One of the main targets of the Occupy Cal movement is administrator salaries, connecting the increase of these salaries with the increase in tuition. The administrators shoot back by pointing out that their salaries make up a tiny portion of university expenditures, and that the real problem is that the legislature (the EVIL Republicans!) has cut university subsidies.
I don't know what the salaries are at Cal itself, but I've noticed extravagant salaries at other institutions (up to $1 million /year for top administrators), which doesn't always match the salaries of football coaches, but is substantially more than the salaries of even the most prominent professors.
With salaries like this, I'd expect the administrative activities of the university to be seamless-- professors would be able to quickly hire technicians, and graduate students would not have a two-month gap in their health insurance coverage following the annual renewal of coverage. But that's just a fantasy land.
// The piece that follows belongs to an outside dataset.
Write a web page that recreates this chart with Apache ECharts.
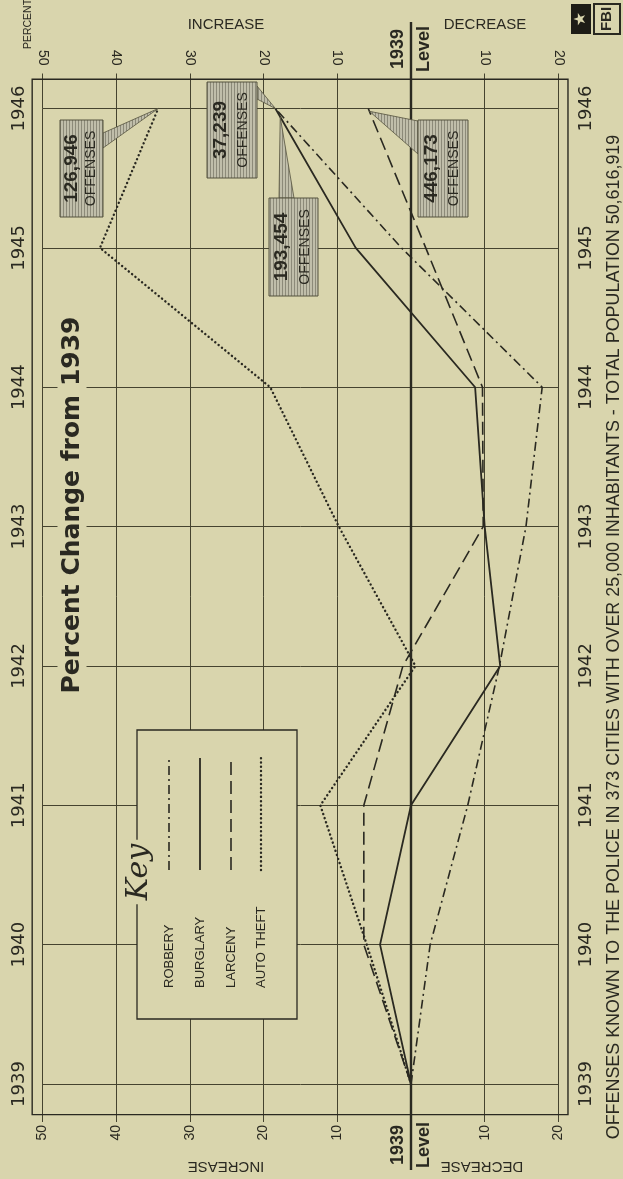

I'd like to know how school administrators command such high salaries, and what they are spending their time on if not actually making sure that the administration runs smoothly. Maybe they are just glorified lobbyists, trying to eek more money out of the state. Maybe they are well-dressed sycophants, drawing money from the pockets of wealthy alumni, or perhaps they are slick PR men running immense propaganda campaigns. Maybe they are exceptionally competent administrators, but their fiefdom is so immense that it is impossible to run it efficiently.
Well, I'll hopefully find an answer as I finish reading Benjamin Ginsberg's essay at The Washington Monthgly -- Administrators Ate My Tuition. Being a PoliSci professor and JHU, he may have some insight (or he may just be venting faculty frustrations).